- University: Saint Anselm College
- NCAA: Division II (Division III in 2027)
- Conference: Northeast-10 Conference (primary) East Coast Conference (bowling) NEWHA (women's ice hockey-Division I) NEWMAC (primary; starting in 2027)
- Athletic director: Daron Montgomery
- Location: Goffstown, New Hampshire
- Varsity teams: 23 (as of 2023-24 academic year)
- Football stadium: Grappone Stadium
- Basketball arena: Stoutenburgh Gymnasium
- Ice hockey arena: Thomas F. Sullivan Arena
- Baseball stadium: Sullivan Park
- Softball stadium: South Athletic Fields
- Soccer stadium: Melucci Field
- Nickname: Hawks
- Colors: Blue and white
- Mascot: Hammer the Hawk
- Website: saintanselmhawks.com

Team NCAA championships
- 1

= Saint Anselm Hawks =

American collegiate athletic teams

The Saint Anselm Hawks are the intercollegiate athletic teams that represent Saint Anselm College, located in Goffstown, New Hampshire. They are members of NCAA Division II for most sporting competitions.

The Hawks are primarily members of the Northeast-10 Conference, where 21 of their 23 sports compete. The two exceptions are women's ice hockey and women’s bowling, which compete as de facto Division I member in the New England Women's Hockey Alliance and the East Coast Conference, respectively.

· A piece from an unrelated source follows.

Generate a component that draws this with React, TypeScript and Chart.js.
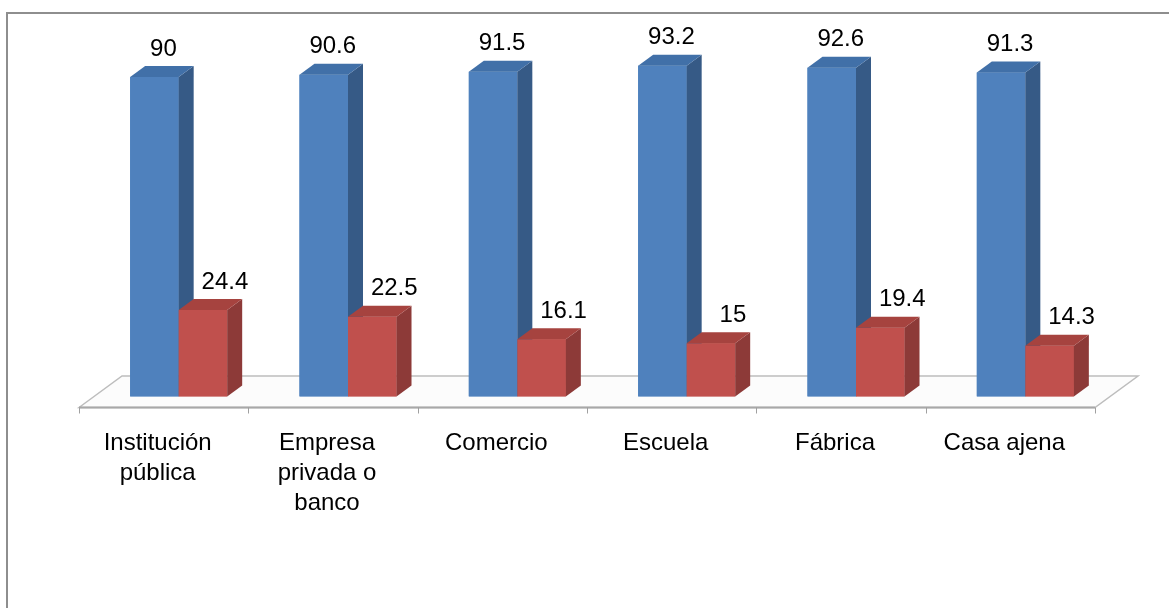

On April 22, 2026, Saint Anselm announced that it will transition its athletics to Division III on July 1, 2027, with most teams joining the New England Women's and Men's Athletic Conference.

==Varsity teams==

| Men's sports | Women's sports |
| Baseball | Basketball |
| Basketball | Bowling |
| Cross country | Cross country |
| Football | Field hockey |
| Golf | Golf |
| Ice hockey | Ice hockey |
| Lacrosse | Lacrosse |
| Soccer | Soccer |
| Track and field^{1} | Softball |
|  | Tennis |
|  | Track and field^{1} |
|  | Volleyball |
^{1} – includes both, indoor and outdoor

==National championships==
===Team===

| Sport | Association | Division | Year | Opponent/Runner-up | Score |
|---|---|---|---|---|---|
| Field hockey (1) | NCAA | Division II | 2024 | Kutztown | 1–0 |

==Individual programs==
The college's athletic teams have been known as the Hawks since the mid-1930s. Prior to that, teams were "referred to as the Saints, the Hilltoppers, or simply St. Anselm's." In 1934, a contest was held to select a name, with Blue Jays as the winning entry. However, that name was dropped in favor of Hawks in 1935.

===Football===
The 1936 Saint Anselm Hawks football team finished the season undefeated, allowed zero points on defense, and knocked Holy Cross out of contention for the 1937 Rose Bowl.

College football returned to the Hilltop in 1999 after a 58-year hiatus brought about by the onset of World War II. The team has played its home games at Grappone Stadium since the program's resumption.

One of the college's greatest athletes was Ray "Scooter" McLean; he was coach of the Green Bay Packers in 1953 and 1958 and a National Football League (NFL) player for the Chicago Bears, winning NFL Championship Games in 1940, 1941, 1943 and 1946. In more recent years, Michael Geary (class of 2005) was a Second Team All NE-10 offensive lineman in 2003.

===Ice hockey===
Saint Anselm is known by locals as a "hockey school" as both the men's and women's teams have earned championships in their respective conferences. The men's team has won nine Northeast-10 Conference championships, (four in a row) most recently by defeating Saint Michael's in 2023. The Hawks performance in the 2012 Championship game set NE-10 records for most goals scored and largest margin of victory in a championship game. The women's team has earned the title of ECAC champions for two consecutive years, by defeating Holy Cross. In the 2012–13 season, the women held a record of 19–4–4 including a victory over Norwich University ending their 40-game win streak and earning them 3rd place over all in the D-III ECAC East standings. The campus has a multimillion-dollar, 65000 sqft ice arena, named after Thomas F. Sullivan. It is located next to Davison Dining Hall, and has a capacity of 2,700 fans.

=== Lacrosse ===
The Saint Anselm men's lacrosse team was runners up in the NE-10 Championship in 2021 and was nationally ranked at #8 after an undefeated regular season. They qualified for the NCAA Division II Championship where they beat Seton Hill in the 1st round of playoffs, and lost to Le Moyne in the Quarterfinals.